Only a very small proportion of people who identify as trans nowadays have surgeries on their external genitals, though.
The vast majority of so-called "gender affirming surgeries" are on parts of the body that other people/the general public can easily see rather than on the "private parts" - double mastectomies to remove the breasts of females; surgeries to implant spherical plastic sacs of silcone goo or saline into the chest walls of males to give the visual appearance of very noticeable breasts; surgeries to "feminize" the faces, heads and necks of males by filing down the brow and jaw bones, reshaping the nose and the area underneath it, moving the hairline down and transplanting hair, adding cheek implants, shaving down the Adam's apple.
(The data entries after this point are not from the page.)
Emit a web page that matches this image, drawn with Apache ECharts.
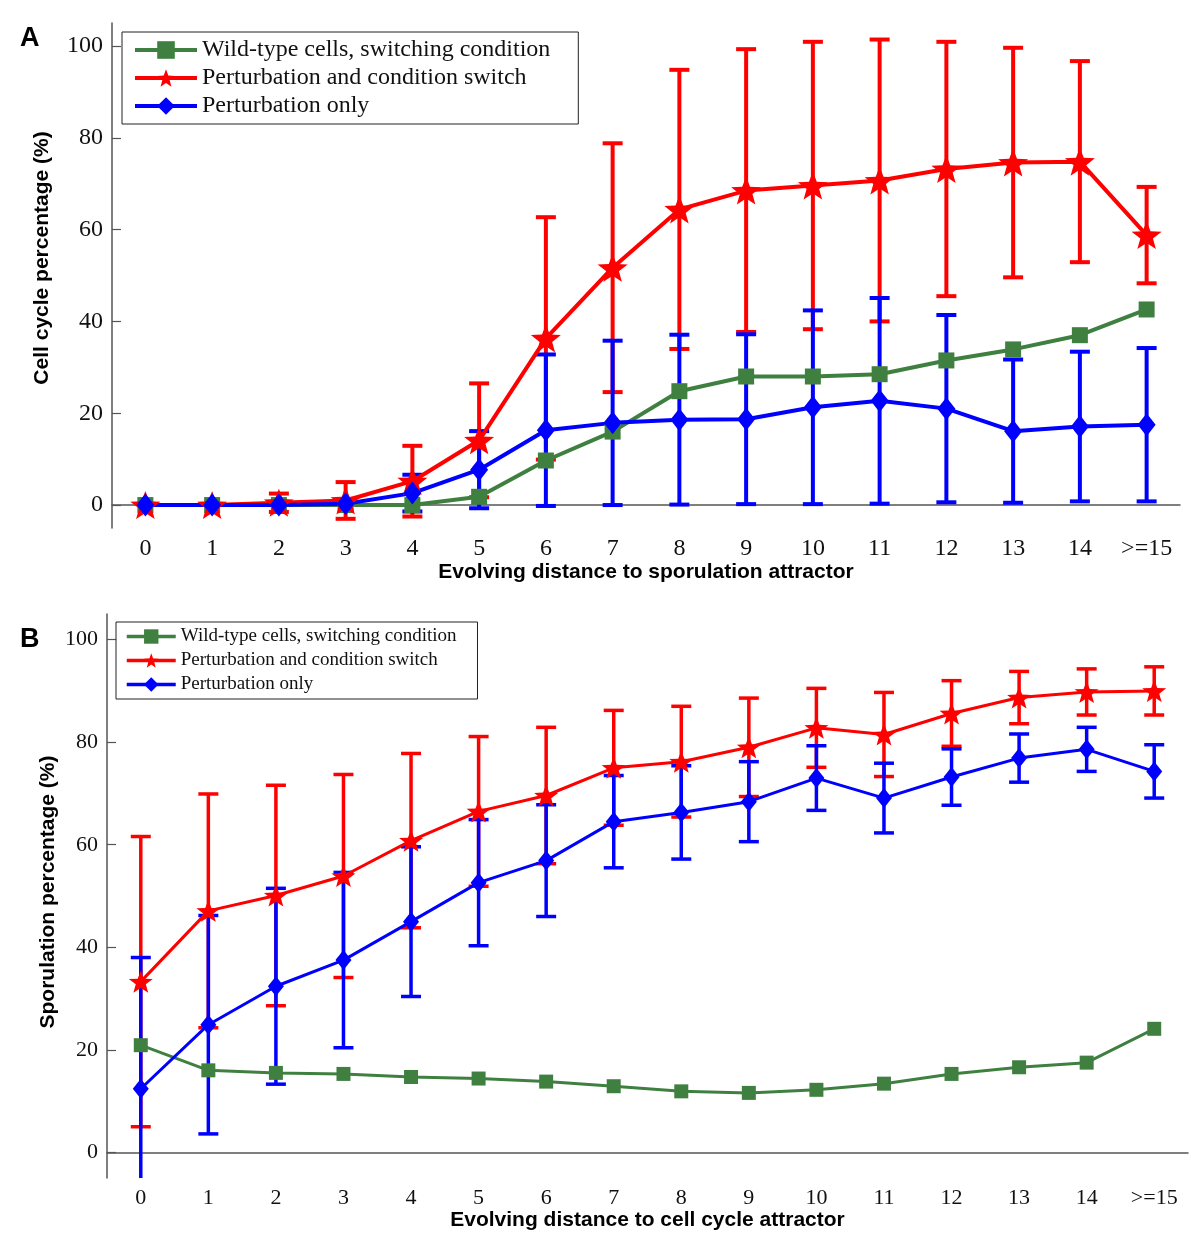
<!DOCTYPE html>
<html>
<head>
<meta charset="utf-8">
<script src="https://cdn.jsdelivr.net/npm/echarts@6/dist/echarts.min.js"></script>
<style>
  html, body { margin: 0; padding: 0; background: #fff; }
  #chart { width: 1200px; height: 1248px; }
</style>
</head>
<body>
<div id="chart"></div>
<script>
// categories (distance to attractor)
var categories = ["0", "1", "2", "3", "4", "5", "6", "7", "8", "9", "10", "11", "12", "13", "14", ">=15"];
var yTicks = [0, 20, 40, 60, 80, 100];
var seriesNames = ["Wild-type cells, switching condition", "Perturbation and condition switch", "Perturbation only"];

// panel A: cell cycle percentage
var aWild = [0, 0, 0, 0, 0, 1.8, 9.7, 16, 24.8, 28, 28, 28.5, 31.5, 33.9, 37, 42.6];
var aPertSwitch = [0, 0, 0.5, 1, 5.2, 14.1, 36.3, 51.7, 64.4, 68.5, 69.6, 70.7, 73.2, 74.6, 74.8, 58.8];
var aPertSwitchErr = [0, 0, 2, 4, 7.7, 12.4, 26.4, 27.1, 30.4, 30.8, 31.3, 30.7, 27.7, 25, 21.9, 10.5];
var aPertOnly = [0, 0, 0, 0.3, 2.6, 7.7, 16.3, 17.9, 18.6, 18.7, 21.3, 22.7, 21, 16.1, 17.1, 17.5];
var aPertOnlyErr = [0, 0, 0, 0, 4, 8.4, 16.5, 17.9, 18.5, 18.5, 21.1, 22.4, 20.4, 15.6, 16.3, 16.7];

// panel B: sporulation percentage
var bWild = [20.9, 16, 15.5, 15.3, 14.7, 14.4, 13.8, 12.9, 11.9, 11.6, 12.2, 13.4, 15.3, 16.6, 17.5, 24.1];
var bPertSwitch = [33.3, 47.1, 50.1, 53.9, 60.8, 66.5, 69.6, 75, 76.2, 79, 82.8, 81.5, 85.6, 88.7, 89.8, 90];
var bPertSwitchErr = [28.3, 22.8, 21.5, 19.8, 17, 14.6, 13.3, 11.2, 10.8, 9.6, 7.7, 8.2, 6.4, 5.1, 4.5, 4.7];
var bPertOnly = [12.4, 24.9, 32.4, 37.5, 45, 52.6, 56.9, 64.5, 66.3, 68.4, 73, 69.1, 73.2, 76.9, 78.6, 74.3];
var bPertOnlyErr = [25.6, 21.3, 19.1, 17.1, 14.6, 12.3, 10.9, 9, 9.1, 7.8, 6.3, 6.8, 5.5, 4.7, 4.3, 5.2];

var GREEN = "#3f8040";
var RED = "#ff0000";
var BLUE = "#0000ff";
var SERIF = "'Liberation Serif', 'Times New Roman', serif";
var SANS = "'Liberation Sans', Arial, sans-serif";
var STAR = "path://M50,0 L62.34,33.01 L97.55,34.55 L69.97,56.49 L79.39,90.45 L50,71 L20.61,90.45 L30.03,56.49 L2.45,34.55 L37.66,33.01 Z";

function errData(mean, err) {
  return mean.map(function (m, i) { return [i, m - err[i], m + err[i], err[i]]; });
}

function errSeries(name, mean, err, color, width, capHalf, axis) {
  return {
    name: name,
    type: "custom",
    xAxisIndex: axis,
    yAxisIndex: axis,
    clip: true,
    silent: true,
    data: errData(mean, err),
    renderItem: function (params, api) {
      if (api.value(3) <= 0) return null;
      var x = api.value(0);
      var lo = api.coord([x, api.value(1)]);
      var hi = api.coord([x, api.value(2)]);
      var st = { stroke: color, lineWidth: width };
      return {
        type: "group",
        children: [
          { type: "line", shape: { x1: lo[0], y1: lo[1], x2: hi[0], y2: hi[1] }, style: st },
          { type: "line", shape: { x1: hi[0] - capHalf, y1: hi[1], x2: hi[0] + capHalf, y2: hi[1] }, style: st },
          { type: "line", shape: { x1: lo[0] - capHalf, y1: lo[1], x2: lo[0] + capHalf, y2: lo[1] }, style: st }
        ]
      };
    }
  };
}

function lineSeries(name, data, color, width, symbol, size, axis) {
  return {
    name: name,
    type: "line",
    xAxisIndex: axis,
    yAxisIndex: axis,
    data: data,
    symbol: symbol,
    symbolSize: size,
    showAllSymbol: true,
    animation: false,
    lineStyle: { color: color, width: width },
    itemStyle: { color: color, borderWidth: 0 },
    emphasis: { disabled: true }
  };
}

function xAxis(grid, name, fontSize) {
  return {
    type: "category",
    gridIndex: grid,
    data: categories,
    name: name,
    nameLocation: "middle",
    nameGap: 31,
    nameTextStyle: { fontFamily: SANS, fontWeight: "bold", fontSize: 21, color: "#000" },
    axisLine: { lineStyle: { color: "#555", width: 1.5 } },
    axisTick: { alignWithLabel: true, inside: true, length: 10, lineStyle: { color: "#555", width: 1.2 } },
    axisLabel: { fontFamily: SERIF, fontSize: fontSize, color: "#111", margin: 9 },
    splitLine: { show: false }
  };
}

function yAxis(grid, fontSize) {
  return {
    type: "value",
    gridIndex: grid,
    min: -5,
    max: 105,
    axisLine: { show: true, lineStyle: { color: "#555", width: 1.5 } },
    axisTick: { show: true, inside: true, length: 9, customValues: yTicks, lineStyle: { color: "#555", width: 1.2 } },
    axisLabel: { customValues: yTicks, fontFamily: SERIF, fontSize: fontSize, color: "#111", margin: 9 },
    splitLine: { show: false }
  };
}

var chart = echarts.init(document.getElementById("chart"));
chart.setOption({
  backgroundColor: "#fff",
  animation: false,
  grid: [
    { left: 112, right: 20, top: 23, bottom: 720 },
    { left: 107, right: 12, top: 614, bottom: 70 }
  ],
  xAxis: [
    xAxis(0, "Evolving distance to sporulation attractor", 24),
    xAxis(1, "Evolving distance to cell cycle attractor", 22)
  ],
  yAxis: [yAxis(0, 24), yAxis(1, 22)],
  legend: [
    {
      data: seriesNames,
      orient: "vertical",
      left: 122,
      top: 32,
      padding: [6, 28, 6, 11],
      itemGap: 4,
      itemWidth: 62,
      itemHeight: 22,
      borderColor: "#222",
      borderWidth: 1,
      backgroundColor: "#fff",
      selectedMode: false,
      lineStyle: { width: 4 },
      textStyle: { fontFamily: SERIF, fontSize: 24, color: "#111", lineHeight: 24 }
    },
    {
      data: seriesNames,
      orient: "vertical",
      left: 116,
      top: 622,
      padding: [5, 21, 5, 9],
      itemGap: 5,
      itemWidth: 49,
      itemHeight: 18,
      borderColor: "#222",
      borderWidth: 1,
      backgroundColor: "#fff",
      selectedMode: false,
      lineStyle: { width: 3.5 },
      textStyle: { fontFamily: SERIF, fontSize: 19, color: "#111", lineHeight: 19 }
    }
  ],
  graphic: [
    { type: "text", left: 20, top: 25, style: { text: "A", font: "bold 27px " + SANS, fill: "#000" } },
    { type: "text", left: 20, top: 626, style: { text: "B", font: "bold 27px " + SANS, fill: "#000" } },
    { type: "text", x: 42, y: 258, rotation: Math.PI / 2,
      style: { text: "Cell cycle percentage (%)", font: "bold 21px " + SANS, fill: "#000", align: "center", verticalAlign: "middle" } },
    { type: "text", x: 48, y: 892, rotation: Math.PI / 2,
      style: { text: "Sporulation percentage (%)", font: "bold 21px " + SANS, fill: "#000", align: "center", verticalAlign: "middle" } }
  ],
  series: [
    // panel A
    lineSeries(seriesNames[0], aWild, GREEN, 4, "rect", 16, 0),
    errSeries("A switch err", aPertSwitch, aPertSwitchErr, RED, 4, 10, 0),
    lineSeries(seriesNames[1], aPertSwitch, RED, 4, STAR, [30, 28], 0),
    errSeries("A only err", aPertOnly, aPertOnlyErr, BLUE, 4, 10, 0),
    lineSeries(seriesNames[2], aPertOnly, BLUE, 4, "diamond", [18, 23], 0),
    // panel B
    lineSeries(seriesNames[0], bWild, GREEN, 3, "rect", 14, 1),
    errSeries("B switch err", bPertSwitch, bPertSwitchErr, RED, 3.5, 10, 1),
    lineSeries(seriesNames[1], bPertSwitch, RED, 3, STAR, [24, 22], 1),
    errSeries("B only err", bPertOnly, bPertOnlyErr, BLUE, 3.5, 10, 1),
    lineSeries(seriesNames[2], bPertOnly, BLUE, 3, "diamond", [16, 20], 1)
  ]
});
</script>
</body>
</html>
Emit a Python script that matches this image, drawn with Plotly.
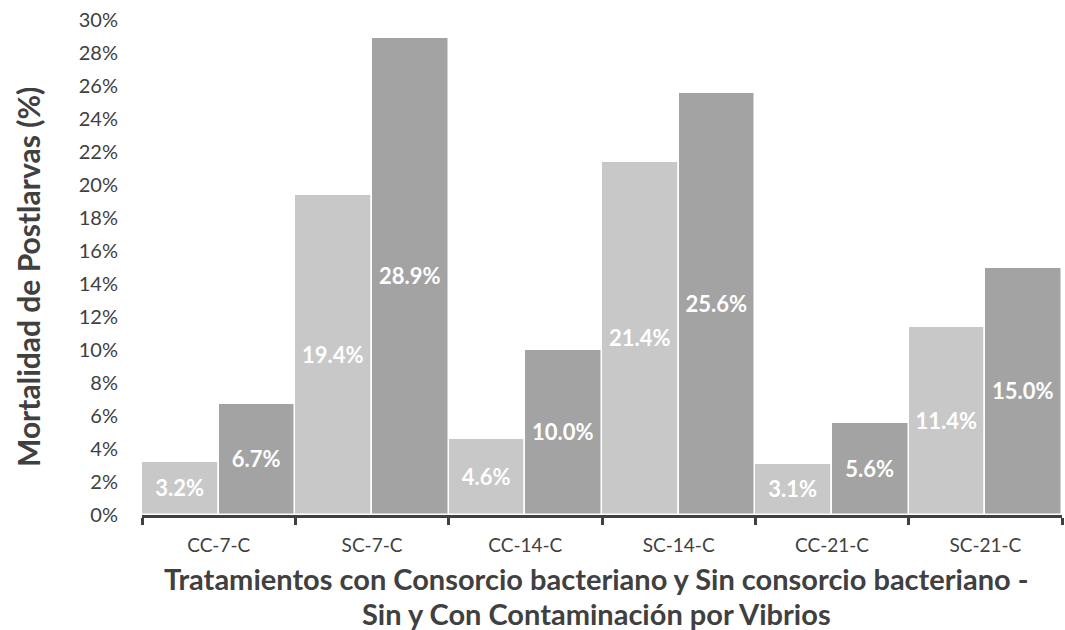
import plotly.graph_objects as go

categories = ["CC-7-C", "SC-7-C", "CC-14-C", "SC-14-C", "CC-21-C", "SC-21-C"]
serie_sin = [3.2, 19.4, 4.6, 21.4, 3.1, 11.4]
serie_con = [6.7, 28.9, 10.0, 25.6, 5.6, 15.0]
y_ticks = list(range(0, 31, 2))
y_tick_labels = [f"{v}%" for v in y_ticks]
y_title = "Mortalidad de Postlarvas (%)"
x_title_lines = ["Tratamientos con Consorcio bacteriano y Sin consorcio bacteriano -",
                 "Sin y Con Contaminación por Vibrios"]

FONT = "Lato, Carlito, Calibri, sans-serif"
DARK = "#404040"

W, H = 1065, 630
L, R, T, B = 142, 3, 20, 115
PW, PH = W - L - R, H - T - B

def px_x(px):
    return (px - L) / PW

def px_y(py):
    return (H - B - py) / PH

fig = go.Figure()
for vals, color in [(serie_sin, "#C8C8C8"), (serie_con, "#A3A3A3")]:
    fig.add_trace(go.Bar(
        x=categories, y=vals,
        marker=dict(color=color, line=dict(color="white", width=1.5)),
        texttemplate="<b>%{y:.1f}%</b>",
        textposition="inside", insidetextanchor="middle",
        textfont=dict(family=FONT, size=22, color="white"),
        constraintext="none", textangle=0,
        hoverinfo="skip", showlegend=False,
    ))

fig.update_layout(
    width=W, height=H,
    margin=dict(l=L, r=R, t=T, b=B),
    paper_bgcolor="white", plot_bgcolor="white",
    barmode="group", bargap=0, bargroupgap=0,
    font=dict(family=FONT, color=DARK, size=19),
)
fig.update_xaxes(
    showline=True, linewidth=3, linecolor=DARK,
    ticks="outside", tickson="boundaries", ticklen=7, tickwidth=3, tickcolor=DARK,
    ticklabelstandoff=11,
    tickfont=dict(family=FONT, size=19, color=DARK),
    showgrid=False, automargin=False,
)
fig.update_yaxes(
    range=[0, 30], tickvals=y_ticks, ticktext=y_tick_labels,
    showgrid=False, zeroline=False, showline=False,
    ticks="", ticklabelstandoff=23,
    tickfont=dict(family=FONT, size=20, color=DARK),
    automargin=False,
)
fig.add_annotation(
    text=f"<b>{y_title}</b>", textangle=-90,
    xref="paper", yref="paper", x=px_x(28), y=px_y(277), xanchor="center", yanchor="middle",
    showarrow=False, font=dict(family=FONT, size=30, color=DARK),
)
for line, py in zip(x_title_lines, [578, 613]):
    fig.add_annotation(
        text=f"<b>{line}</b>",
        xref="paper", yref="paper", x=px_x(596), y=px_y(py), xanchor="center", yanchor="middle",
        showarrow=False, font=dict(family=FONT, size=29, color=DARK),
    )
fig.write_html(
    "out.html",
    config={"displayModeBar": False},
    post_script="document.body.style.margin='0';document.body.style.overflow='hidden';",
)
By far the single most common "gender affirming" surgery done nowadays and over the past decade is double mastectomy on teenage girls and young young women who "identify as" either trans boys/men or as non-binary.
Female people who take high doses of exogenous testosterone to masculinize their outer appearance will develop an enlarged clitoris, vaginal atrophy, and changes to the uterus and ovaries that can result in vaginal bleeding and uterine pain, especially after orgasm and when they enage in penetrative vaginal sex.
To mitigate this, and to stop ovulation and their menstrual periods, many females who identity as boys/men or as nonbinary will have their uterus, ovaries and Fallopian tubes removed. However, as a great many so-called "trans men" want to have children, quite a few will wait as long as possible to have their reproductive organs taken out.
As for males who "identify as" girls/women: 90-95% elect to keep their penises, testicles, prostates and the rest of their male reproductive and urinary anatomy intact. This is particularly the case for the cohort who've gone through male puberty of adolescence and have been able to experience the pleasures of male orgasm. Many of this group will say they want genital surgery in the future, but very few of them end up actually ever getting it.
This is why so much attention has been paid in recent years to the testosterone levels of the male teenagers and aduts competing in female sports. If athletes like CeCe Telfer, Lia Thomas, Juniper Eastwood, Meghan Youngren, Andraya Yearwood, Terry Miller, Sadie Schreiner didn't still have their testicles, they wouldn't need to take testosterone suppressant drugs and none of them would ever have been subject to NCAA, USATF or WA rules requiring medical testing to check if the drugs were actually working as well as claimed.
Nowadays, the only group of trans-identified males who are much more likely than not to have genital surgeries that entail removing the testicles (and reconstructing the penis, shortening the urethra and creating a cavity in the pelvis that will mistakenly be called a vagina) are the relatively young ones who were socially "transitioned" by their parents/guardians when they were small children and subjected to so-called "gender affirming" medical interventions ASAP in adolescence. Such as the unfortunate youngsters who've been paraded around in the public eye and shown off in the press, social media, on television and at rallies and legislative hearings as "poster children" for so-called "pediatric gender medicine" and "early transition" like Jazz Jennings, Kim Petras, Jackie Green and Trinity Neal - all of whom were turned into public figures and put on "puberty blockers" by their attention-seeking parents when they were still very young boys, then subjected to genital surgeries to permanently castrate them when they were still minors.